Bu noktada bizlere büyük görev düşmektedir. Yarınlarımız olan çocuklarımıza bu ülkenin kutsallarını çok iyi anlatmak, şanlı tarihimizi öğretmek, kanla çizilen bu toprakların anlamını kavramalarını sağlamak ülkemizin geleceği açısından çok önemlidir.

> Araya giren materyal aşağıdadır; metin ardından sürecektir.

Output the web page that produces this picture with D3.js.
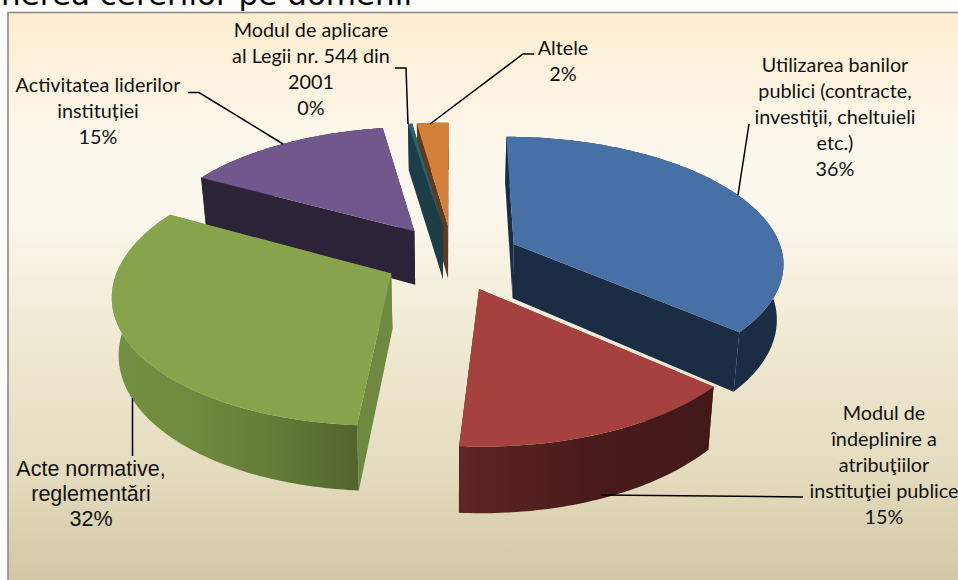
<!DOCTYPE html>
<html><head><meta charset="utf-8">
<script src="https://cdn.jsdelivr.net/npm/d3@7/dist/d3.min.js"></script>
<style>html,body{margin:0;padding:0;background:#fff;overflow:hidden}svg{display:block}</style>
</head><body><svg id="c" width="958" height="580"></svg>
<script>
// ---- data ----
const categories = ["Utilizarea banilor publici (contracte, investiţii, cheltuieli etc.)",
  "Modul de îndeplinire a atribuţiilor instituţiei publice",
  "Acte normative, reglementări",
  "Activitatea liderilor instituției",
  "Modul de aplicare al Legii nr. 544 din 2001",
  "Altele"];
const values = [36.4, 14.7, 31.9, 14.5, 0.3, 2.2];
const topColors  = ["#4771a6", "#a5413f", "#87a44d", "#72578c", "#2a6474", "#d58039"];
const wallColors = ["#1b2d45", "#5b2321", "#6f8a40", "#2d2339", "#1d3d47", "#5f3a1c"];
const labelLines = [
  ["Utilizarea banilor","publici (contracte,","investiţii, cheltuieli","etc.)"],
  ["Modul de","îndeplinire a","atribuţiilor","instituţiei publice"],
  ["Acte normative,","reglementări"],
  ["Activitatea liderilor","instituției"],
  ["Modul de aplicare","al Legii nr. 544 din","2001"],
  ["Altele"]];
const titleText = "nerea cererilor pe domenii";

// ---- layout ----
const W = 958, H = 580;
const svg = d3.select("#c");
const defs = svg.append("defs");
const bg = defs.append("linearGradient").attr("id","bg").attr("x1",0).attr("x2",0).attr("y1",0).attr("y2",1);
[[0,"#feedd0"],[.2,"#fdf7ea"],[.33,"#fcf8ee"],[.55,"#f1ebd4"],[.8,"#e3dbbd"],[1,"#d2c5a0"]]
  .forEach(([o,c])=>bg.append("stop").attr("offset",o).attr("stop-color",c));

svg.append("text").attr("x",412).attr("y",4.5).attr("text-anchor","end")
  .attr("font-family","DejaVu Sans").attr("font-size",31).attr("fill","#000").text(titleText);
svg.append("rect").attr("x",8).attr("y",12.5).attr("width",W).attr("height",H)
  .attr("fill","url(#bg)").attr("stroke","#8c8c8c").attr("stroke-width",1.6);

// perspective projection of the exploded pie
const R = 270, Rt = 125.8, k = 0.14, vx = 452.5, oy = 257.5, wallH = 55;
const explodeX = 0.253, explodeY = 0.262, wallShrink = 0.02, frontLean = 2;
function project(X, Y, Z) {
  const s = 1 / (1 + k * Y);
  return [vx + X * s * (1 - wallShrink * Z) + frontLean * Math.min(Y, 0), oy - Rt * Y * s + wallH * s * Z];
}
const arcs = d3.pie().sort(null).value(d => d).startAngle(0).endAngle(2 * Math.PI)(values);

const wallGrad = (id, x1, x2, stops) => {
  const g = defs.append("linearGradient").attr("id", id).attr("gradientUnits","userSpaceOnUse")
    .attr("x1",x1).attr("x2",x2).attr("y1",0).attr("y2",0);
  stops.forEach(([o,c]) => g.append("stop").attr("offset",o).attr("stop-color",c));
  return `url(#${id})`;
};
const rimFill = [
  wallColors[0],
  wallGrad("rimRed", 458, 716, [[0,"#5f2625"],[.5,"#481b1a"],[1,"#431918"]]),
  wallGrad("rimGreen", 112, 358, [[0,"#738f42"],[.35,"#6e8a3e"],[.7,"#627a36"],[1,"#52642e"]]),
  wallColors[3], wallColors[4], wallColors[5]];

const line = d3.line();
const order = [5, 4, 3, 0, 2, 1];
const pies = svg.append("g");
order.forEach(i => {
  const a = arcs[i];
  const mid = (a.startAngle + a.endAngle) / 2;
  const ax = explodeX * Math.sin(mid), ay = explodeY * Math.cos(mid);
  const pt = (th, Z) => project(R * (ax + Math.sin(th)), ay + Math.cos(th), Z);
  const apex = Z => project(R * ax, ay, Z);
  const n = Math.max(4, Math.ceil((a.endAngle - a.startAngle) * 60));
  const ths = d3.range(n + 1).map(j => a.startAngle + (a.endAngle - a.startAngle) * j / n);
  const g = pies.append("g").attr("class", "slice").datum(categories[i]);
  const poly = (pts, fill) => g.append("path").attr("d", line(pts) + "Z").attr("fill", fill);
  // radial side walls
  poly([apex(0), pt(a.startAngle,0), pt(a.startAngle,1), apex(1)], wallColors[i]);
  poly([apex(0), pt(a.endAngle,0), pt(a.endAngle,1), apex(1)], wallColors[i]);
  // outer rim
  poly(ths.map(t => pt(t,0)).concat(ths.slice().reverse().map(t => pt(t,1))), rimFill[i]);
  // top
  poly([apex(0)].concat(ths.map(t => pt(t,0))), topColors[i]);
});

// ---- leader lines ----
const leaders = [
  [[749,124],[738,195]],
  [[601,495],[803,497]],
  [[132.5,398],[132.5,456]],
  [[188,92.5],[199,92.5],[283,144]],
  [[395,68],[406,68],[408,124]],
  [[534,54],[523,54],[430,124]]];
leaders.forEach(p => svg.append("path").attr("d", line(p)).attr("fill","none").attr("stroke","#000").attr("stroke-width",1.5));

// ---- labels ----
const labelPos = [
  {x:835, y:72, lh:26, f:"Lato", s:19.8},
  {x:884, y:420, lh:26, f:"Lato", s:19.8},
  {x:91, y:476, lh:25, f:"Liberation Sans", s:21.5},
  {x:98, y:92, lh:26, f:"Lato", s:19.8},
  {x:311, y:37, lh:26, f:"Lato", s:19.8},
  {x:563, y:55, lh:26, f:"Lato", s:19.8}];
const pct = d3.format(".0f");
labelLines.forEach((lines, i) => {
  const p = labelPos[i];
  const t = svg.append("text").attr("text-anchor","middle").attr("font-family",p.f).attr("font-size",p.s).attr("fill","#111");
  lines.concat([pct(values[i]) + "%"]).forEach((l, j) =>
    t.append("tspan").attr("x", p.x).attr("y", p.y + j * p.lh).text(l));
});
</script></body></html>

Şu da unutulmamalıdır ki; bu ülkeyi yönetenler ve terör örgütünün yandaşları sessiz yığınları hafife almasın. Tarihinde büyük zaferler elde eden, işgal kuvvetlerini geri püskürten, esaret bağlarını çözen Türk milleti bölücü unsurların, dirliğimize kastedenlerin oyunlarına yenik düşmeyecektir. Bu millet gerektiğinde 30 Ağustos ruhunu şaha kaldırmasını da bilir. Türk milleti bölücülük pazarlayanların ve bebek katilinden ilham alanların cirit atmasına, devletin onurunun ayaklar altına alınmasına asla müsaade etmeyecektir.
Atamızın;
“Gençler!
Geleceğe güvenimizi güçlendiren ve sürdüren sizsiniz. Siz almakta olduğunuz eğitimle, bilgi ile, insanlıktaki üstünlüğün, yurt sevgisinin, düşünce özgürlüğünün en değerli örneği olacaksınız. Ey yükselen yeni kuşak! Gelecek sizindir. Cumhuriyeti biz kurduk, onu yükseltecek ve yaşatacak olan sizsiniz.” şeklindeki sözlerini de bir kez daha hatırlatmak istiyoruz.
Türkiye Kamu-Sen olarak 30 Ağustos Zafer Bayramının 91’inci yıldönümünü kutluyor; Ulu Önder Atatürk ve O’nun kahraman yol arkadaşları ile aziz şehitlerimizi saygı, minnet ve rahmetle anıyoruz.